Seria Miranda Hobbes a protagonista de And Just Like That e por isso abominamos suas escolhas assim como fazíamos com Carrie em SatC? [Essa teoria não é minha, e sim da Any Valette] Ela certamente parece ter mais tempo de tela, mais catarses e momentos de clareza, assim como mais enredo e resoluções (embora seu possível alcoolismo tenha sido magicamente curado). Infelizmente, a profundidade que a série tem com o luto de Carrie é também o que faz com que ela fique apagada como protagonista; com uma história mais lenta e sensível que as demais personagens. Temos alguns bons momentos com a personagem, principalmente nos episódios finais, e outros bons que não fazem muito sentido na trama, a não ser para pontuar mais uma vez que Carrie envelheceu. O momento da visita a um cirurgião plástico, inclusive, é idêntico a uma cena de Rebeca. Um Lugar Ao Sol está para And Just Like That assim como Mulheres Apaixonadas estava para Sex and the City.

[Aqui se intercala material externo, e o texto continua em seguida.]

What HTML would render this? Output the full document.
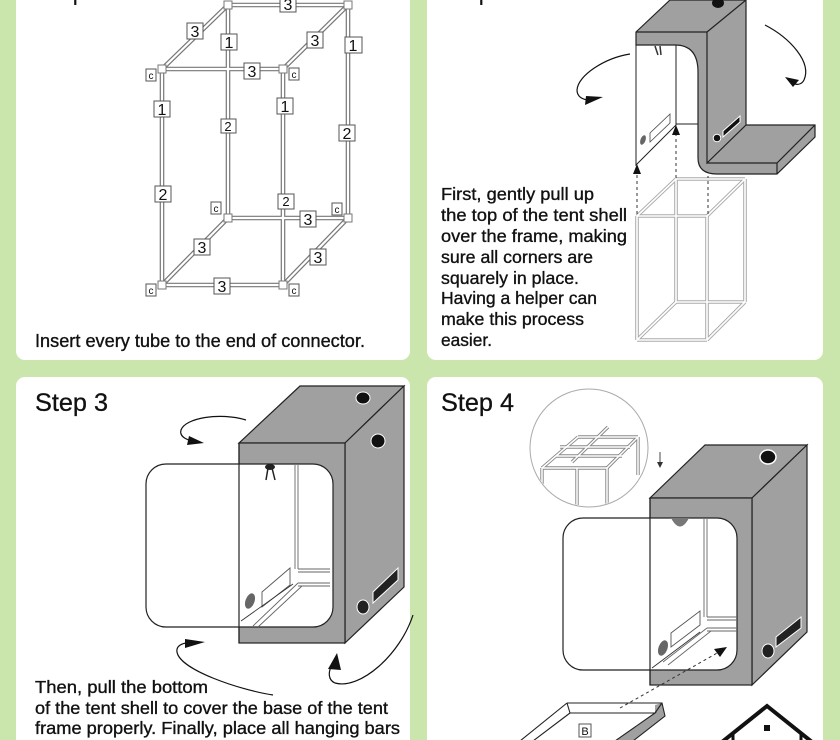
<!DOCTYPE html>
<html><head><meta charset="utf-8"><style>html,body{margin:0;padding:0;background:#cbe6ad}svg{display:block}</style></head>
<body>
<svg width="840" height="740" viewBox="0 0 840 740" xmlns="http://www.w3.org/2000/svg" font-family="'Liberation Sans', Arial, sans-serif">
<defs>
<g id="f1">
<line x1="228" y1="5" x2="228" y2="218"/>
<line x1="228" y1="218" x2="348" y2="218"/>
<line x1="162" y1="285" x2="228" y2="218"/>
<line x1="283" y1="285" x2="348" y2="218"/>
<line x1="228" y1="5" x2="348" y2="5"/>
<line x1="348" y1="5" x2="348" y2="218"/>
<line x1="162" y1="69" x2="228" y2="5"/>
<line x1="283" y1="69" x2="348" y2="5"/>
<line x1="162" y1="69" x2="283" y2="69"/>
<line x1="162" y1="69" x2="162" y2="285"/>
<line x1="283" y1="69" x2="283" y2="285"/>
<line x1="162" y1="285" x2="283" y2="285"/>
</g>
<g id="f2">
<line x1="676" y1="179" x2="676" y2="302"/>
<line x1="676" y1="302" x2="745" y2="302"/>
<line x1="637" y1="340" x2="676" y2="302"/>
<line x1="707" y1="340" x2="745" y2="302"/>
<line x1="676" y1="179" x2="745" y2="179"/>
<line x1="745" y1="179" x2="745" y2="302"/>
<line x1="637" y1="216" x2="676" y2="179"/>
<line x1="707" y1="216" x2="745" y2="179"/>
<line x1="637" y1="216" x2="707" y2="216"/>
<line x1="637" y1="216" x2="637" y2="340"/>
<line x1="707" y1="216" x2="707" y2="340"/>
<line x1="637" y1="340" x2="707" y2="340"/>
</g>
<g id="f4">
<line x1="577" y1="468" x2="577" y2="512"/>
<line x1="638" y1="437" x2="638" y2="475"/>
<line x1="578" y1="437" x2="638" y2="437"/>
<line x1="560" y1="447" x2="630" y2="447"/>
<line x1="556" y1="456" x2="622" y2="456"/>
<line x1="542" y1="468" x2="578" y2="437"/>
<line x1="607" y1="468" x2="638" y2="437"/>
<line x1="542" y1="468" x2="607" y2="468"/>
<line x1="542" y1="468" x2="542" y2="512"/>
<line x1="607" y1="468" x2="607" y2="512"/>
<line x1="572" y1="462" x2="608" y2="427"/>
</g>
<clipPath id="cc"><circle cx="589" cy="448" r="58"/></clipPath>
</defs>

<rect width="840" height="740" fill="#cbe6ad"/>
<rect x="16" y="-20" width="394" height="380" rx="9" fill="#fff"/>
<rect x="427" y="-20" width="396" height="380" rx="9" fill="#fff"/>
<rect x="16" y="377" width="394" height="400" rx="9" fill="#fff"/>
<rect x="427" y="377" width="396" height="400" rx="9" fill="#fff"/>

<!-- ===== Panel 1 ===== -->
<text x="35" y="0" font-size="25" fill="#111">Step 1</text>
<use href="#f1" stroke="#777" stroke-width="4.6" fill="none"/>
<use href="#f1" stroke="#fff" stroke-width="2.2" fill="none"/>
<g fill="#fff" stroke="#777" stroke-width="1">
<rect x="158" y="65" width="8" height="8"/><rect x="279" y="65" width="8" height="8"/>
<rect x="158" y="281" width="8" height="8"/><rect x="279" y="281" width="8" height="8"/>
<rect x="224" y="1" width="8" height="8"/><rect x="344" y="1" width="8" height="8"/>
<rect x="224" y="214" width="8" height="8"/><rect x="344" y="214" width="8" height="8"/>
</g>
<g font-size="16" text-anchor="middle" fill="#111">
<g fill="#fff" stroke="#555" stroke-width="1">
<rect x="187" y="23" width="16" height="16"/><rect x="221" y="34" width="16" height="16"/>
<rect x="280" y="-4" width="16" height="16"/><rect x="307" y="32" width="16" height="16"/>
<rect x="345" y="37" width="17" height="16"/><rect x="244" y="63" width="16" height="16"/>
<rect x="154" y="101" width="16" height="16"/><rect x="277" y="98" width="16" height="16"/>
<rect x="221" y="119" width="15" height="14"/><rect x="339" y="125" width="16" height="16"/>
<rect x="155" y="186" width="16" height="16"/><rect x="278" y="194" width="16" height="15"/>
<rect x="300" y="211" width="16" height="16"/><rect x="194" y="239" width="16" height="16"/>
<rect x="310" y="249" width="16" height="16"/><rect x="214" y="278" width="16" height="16"/>
<rect x="146" y="69" width="10" height="12"/><rect x="289" y="68" width="10" height="12"/>
<rect x="211" y="202" width="10" height="12"/><rect x="332" y="203" width="10" height="12"/>
<rect x="146" y="284" width="10" height="12"/><rect x="289" y="284" width="10" height="12"/>
</g>
<text x="195" y="37">3</text><text x="229" y="48">1</text><text x="288" y="10">3</text>
<text x="315" y="46">3</text><text x="353" y="51">1</text><text x="252" y="77">3</text>
<text x="162" y="115">1</text><text x="285" y="112">1</text>
<text x="228" y="131" font-size="13">2</text><text x="347" y="139">2</text>
<text x="163" y="200">2</text><text x="286" y="206" font-size="13">2</text>
<text x="308" y="225">3</text><text x="202" y="253">3</text>
<text x="318" y="263">3</text><text x="222" y="292">3</text>
<g font-size="10"><text x="151" y="79">c</text><text x="294" y="78">c</text>
<text x="216" y="212">c</text><text x="337" y="213">c</text>
<text x="151" y="294">c</text><text x="294" y="294">c</text></g>
</g>
<text x="35" y="347" font-size="18" fill="#111" stroke="#111" stroke-width="0.35" textLength="330" lengthAdjust="spacingAndGlyphs">Insert every tube to the end of connector.</text>

<!-- ===== Panel 2 ===== -->
<text x="441" y="0" font-size="25" fill="#111">Step 2</text>
<use href="#f2" stroke="#aaa" stroke-width="3.6" fill="none"/>
<use href="#f2" stroke="#fff" stroke-width="1.6" fill="none"/>
<path d="M636,32 L670,0 L746,0 L746,125 L815,125 L815,137 L777,174 L717,174 Q698,174 698,158 L698,72 Q698,45 675,45 L636,45 Z" fill="#a0a0a0" stroke="#222" stroke-width="1.2"/>
<path d="M636,32 L707,32 L746,0 M707,32 L707,163 L746,125 M707,163 L777,163 L815,125 M777,163 L777,174" fill="none" stroke="#222" stroke-width="1.2"/>
<ellipse cx="718" cy="3" rx="6" ry="5" fill="#111"/>
<circle cx="717" cy="138" r="3.8" fill="#111" stroke="#fff" stroke-width="1"/>
<polygon points="723,131 740,116 740,122 723,137" fill="#111" stroke="#fff" stroke-width="1"/>
<path d="M636,45 L636,165 L676,125 L676,45 M676,124 L698,124" fill="none" stroke="#222" stroke-width="1"/>
<polygon points="650,133 670,114 670,123 650,142" fill="none" stroke="#444" stroke-width="0.8"/>
<ellipse cx="643" cy="140" rx="2.5" ry="5" fill="#666" transform="rotate(20 643 140)"/>
<path d="M655,46 L658,55 M660,46 L661,55" stroke="#333" stroke-width="1.5"/>
<g stroke="#333" stroke-width="1" stroke-dasharray="3,3">
<line x1="637" y1="214" x2="637" y2="172"/><line x1="676" y1="178" x2="676" y2="133"/><line x1="708" y1="214" x2="708" y2="176"/>
</g>
<polygon points="637,164 633,174 641,174" fill="#111"/>
<polygon points="676,125 672,135 680,135" fill="#111"/>
<path d="M630,54 C605,58 578,75 577,90 C577,97 583,100 590,100" fill="none" stroke="#111" stroke-width="1.2"/>
<polygon points="586,96 603,97 585,105" fill="#111"/>
<path d="M765,25 C790,38 812,62 804,80 C802,84 798,85 795,84" fill="none" stroke="#111" stroke-width="1.2"/>
<polygon points="785,77 799,80 793,87" fill="#111"/>
<g font-size="17.5" fill="#111" stroke="#111" stroke-width="0.35">
<text x="441" y="200" textLength="153" lengthAdjust="spacingAndGlyphs">First, gently pull up</text>
<text x="441" y="221" textLength="186" lengthAdjust="spacingAndGlyphs">the top of the tent shell</text>
<text x="441" y="242" textLength="186" lengthAdjust="spacingAndGlyphs">over the frame, making</text>
<text x="441" y="263" textLength="152" lengthAdjust="spacingAndGlyphs">sure all corners are</text>
<text x="441" y="284" textLength="138" lengthAdjust="spacingAndGlyphs">squarely in place.</text>
<text x="441" y="304" textLength="156" lengthAdjust="spacingAndGlyphs">Having a helper can</text>
<text x="441" y="325" textLength="143" lengthAdjust="spacingAndGlyphs">make this process</text>
<text x="441" y="346" textLength="51" lengthAdjust="spacingAndGlyphs">easier.</text>
</g>

<!-- ===== Panel 3 ===== -->
<text x="35" y="411" font-size="25" fill="#111" stroke="#111" stroke-width="0.3" textLength="73" lengthAdjust="spacingAndGlyphs">Step 3</text>
<polygon points="239,443 345,443 404,386 300,386" fill="#a0a0a0" stroke="#222" stroke-width="1.2"/>
<polygon points="345,443 404,386 404,587 345,643" fill="#a0a0a0" stroke="#222" stroke-width="1.2"/>
<rect x="239" y="443" width="106" height="200" fill="#a0a0a0" stroke="#222" stroke-width="1.2"/>
<rect x="146" y="464" width="187" height="163" rx="20" fill="#fff" stroke="#222" stroke-width="1.2"/>
<line x1="239" y1="443" x2="239" y2="643" stroke="#222" stroke-width="1.2"/>
<g stroke="#666" stroke-width="0.9" fill="none">
<path d="M295,465 L295,569 M298,465 L298,569 M298,569 L330,569 M298,572 L330,572 M298,583 L330,583 M298,586 L330,586 M298,583 L253,626 M302,586 L258,627"/>
<polygon points="262,592 290,568 290,585 262,607" stroke="#555"/>
</g>
<line x1="241" y1="621" x2="293" y2="584" stroke="#333" stroke-width="0.9"/>
<ellipse cx="250" cy="601" rx="4.5" ry="8" fill="#666" transform="rotate(20 250 601)"/>
<ellipse cx="270" cy="467" rx="5" ry="3" fill="#222"/>
<path d="M268,468 L266,480 M272,468 L275,480" stroke="#222" stroke-width="1.5"/>
<ellipse cx="363" cy="398" rx="7" ry="6" fill="#111" stroke="#fff" stroke-width="1"/>
<ellipse cx="378" cy="441" rx="7" ry="7" fill="#111" stroke="#fff" stroke-width="1"/>
<polygon points="373,592 398,568 398,580 373,603" fill="#222" stroke="#fff" stroke-width="1"/>
<ellipse cx="363" cy="607" rx="6" ry="7" fill="#222" stroke="#fff" stroke-width="1"/>
<path d="M246,420 C220,412 185,418 181,430 C179,437 188,441 196,441" fill="none" stroke="#111" stroke-width="1.2"/>
<polygon points="189,436 204,443 187,445" fill="#111"/>
<path d="M273,695 C240,690 180,670 177,652 C176,646 182,643 188,643" fill="none" stroke="#111" stroke-width="1.2"/>
<polygon points="185,639 205,642 185,648" fill="#111"/>
<path d="M413,615 C400,655 360,690 335,683 C328,680 328,672 332,665" fill="none" stroke="#111" stroke-width="1.2"/>
<polygon points="328,669 337,653 341,670" fill="#111"/>
<g font-size="17.5" fill="#111" stroke="#111" stroke-width="0.35">
<text x="35" y="693" textLength="173" lengthAdjust="spacingAndGlyphs">Then, pull the bottom</text>
<text x="35" y="714" textLength="353" lengthAdjust="spacingAndGlyphs">of the tent shell to cover the base of the tent</text>
<text x="35" y="734" textLength="365" lengthAdjust="spacingAndGlyphs">frame properly. Finally, place all hanging bars</text>
</g>

<!-- ===== Panel 4 ===== -->
<text x="441" y="411" font-size="25" fill="#111" stroke="#111" stroke-width="0.3" textLength="73" lengthAdjust="spacingAndGlyphs">Step 4</text>
<circle cx="589" cy="448" r="59" fill="#fff" stroke="#aaa" stroke-width="1"/>
<g clip-path="url(#cc)">
<use href="#f4" stroke="#888" stroke-width="3.4" fill="none"/>
<use href="#f4" stroke="#fff" stroke-width="1.5" fill="none"/>
</g>
<path d="M660,452 L660,465" stroke="#333" stroke-width="0.9"/>
<polygon points="657,462 663,462 660,468" fill="#333"/>
<polygon points="650,498 752,498 807,445 705,445" fill="#a0a0a0" stroke="#222" stroke-width="1.2"/>
<polygon points="752,498 807,445 807,632 752,685" fill="#a0a0a0" stroke="#222" stroke-width="1.2"/>
<rect x="650" y="498" width="102" height="187" fill="#a0a0a0" stroke="#222" stroke-width="1.2"/>
<rect x="563" y="518" width="174" height="152" rx="20" fill="#fff" stroke="#222" stroke-width="1.2"/>
<line x1="650" y1="498" x2="650" y2="685" stroke="#222" stroke-width="1.2"/>
<path d="M671,518 Q680,535 689,518 Z" fill="#777"/>
<g stroke="#666" stroke-width="0.9" fill="none">
<path d="M704,519 L704,617 M707,519 L707,617 M707,617 L737,617 M707,620 L737,620 M707,628 L737,628 M707,631 L737,631 M707,628 L663,662 M711,631 L668,665"/>
<polygon points="671,633 700,611 700,625 671,647" stroke="#555"/>
</g>
<line x1="652" y1="668" x2="700" y2="632" stroke="#333" stroke-width="0.9"/>
<ellipse cx="663" cy="648" rx="4.5" ry="8" fill="#666" transform="rotate(20 663 648)"/>
<ellipse cx="768" cy="457" rx="8" ry="7" fill="#111" stroke="#fff" stroke-width="1.5"/>
<ellipse cx="768" cy="651" rx="6" ry="7" fill="#222" stroke="#fff" stroke-width="1"/>
<polygon points="776,637 801,617 801,628 776,647" fill="#222" stroke="#fff" stroke-width="1"/>
<line x1="620" y1="708" x2="719" y2="652" stroke="#333" stroke-width="1" stroke-dasharray="3,3"/>
<polygon points="727,647 714,649 720,657" fill="#111"/>
<polygon points="655,705 662,703 665,716 633,741 615,741 655,713" fill="#a0a0a0"/>
<path d="M567,703 L662,703 L665,716 L633,741 M567,703 L520,741 M567,703 L570,713 L655,713 L615,741 M570,713 L533,741 M655,713 L662,703" fill="none" stroke="#222" stroke-width="1.1"/>
<rect x="579" y="724" width="12" height="13" fill="#fff" stroke="#444" stroke-width="0.9"/>
<text x="585" y="735" font-size="11" text-anchor="middle" fill="#111">B</text>
<path d="M722,742 L767,706 L812,742" fill="none" stroke="#111" stroke-width="4"/>
<rect x="764" y="725" width="6" height="6" fill="#111"/>
<path d="M733,733 L733,741 M801,733 L801,741" stroke="#111" stroke-width="3"/>
</svg>
</body></html>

Citei Um Lugar Ao Sol comparando Rebeca e Miranda, mas a novela também não trata suas personagens tão bem assim e sofre do mal de nos apresentar vidas de mulheres de 50 anos completamente frustradas, pelo menos no início. Tanto Rebeca quanto sua prima e melhor amiga Ilana (Mariana Lima) iniciam a trama com casamentos falidos. Júlia (Denise Fraga), outra personagem de 50, tem uma "Síndrome de Peter Pan" misturada com um alcoolismo destrutivo. É um pessimismo "cinquentinha" que nos envolve, oposto ao sentimento trazido pela minissérie (Cinquentinha) e pelas novelas de Manoel Carlos, mostrando Helenas de 40 e 50 cheias de si, se envolvendo com garotões com metade de suas idades sem se importar com a opinião alheia. Rebeca e Ilana, pelo menos, conseguem ir se modificando ao longo da trama e tomando as rédeas das próprias vidas.

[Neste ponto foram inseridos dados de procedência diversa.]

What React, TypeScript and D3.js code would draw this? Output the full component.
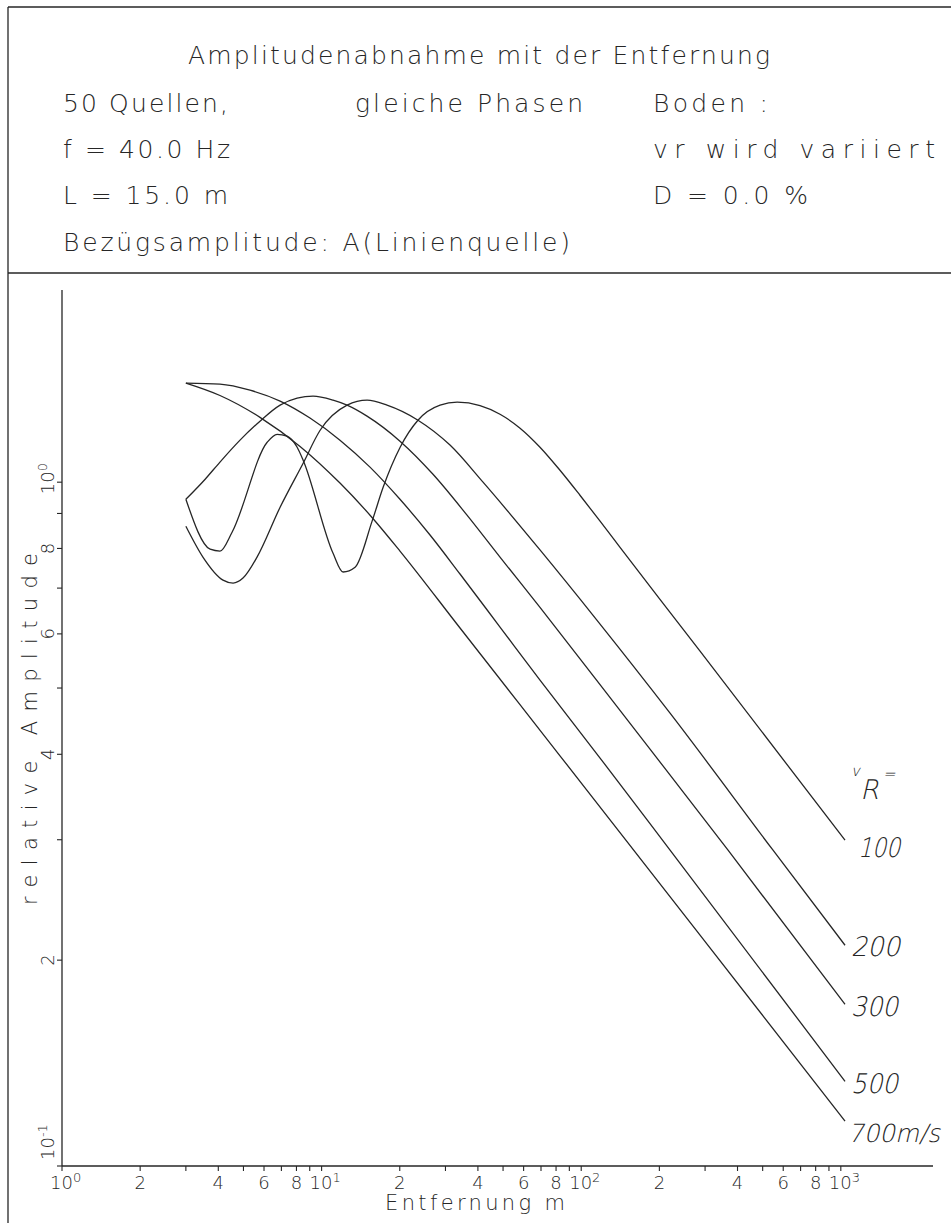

Eu sei que não é o que está sendo mostrado na tela hoje que o futuro me reserva. Mas isso não me impede de ficar um tanto chateada com a falta de esperança, com o derrotismo passado por essas histórias. Talvez seja apenas algo geracional, mas eu preciso de mais. Eu preciso de mais Nancy Meyers e Martha Kauffmans, de comédias românticas e romances no geral que não subestimem e desprezem o prazer de envelhecer, apesar de se envelhecer.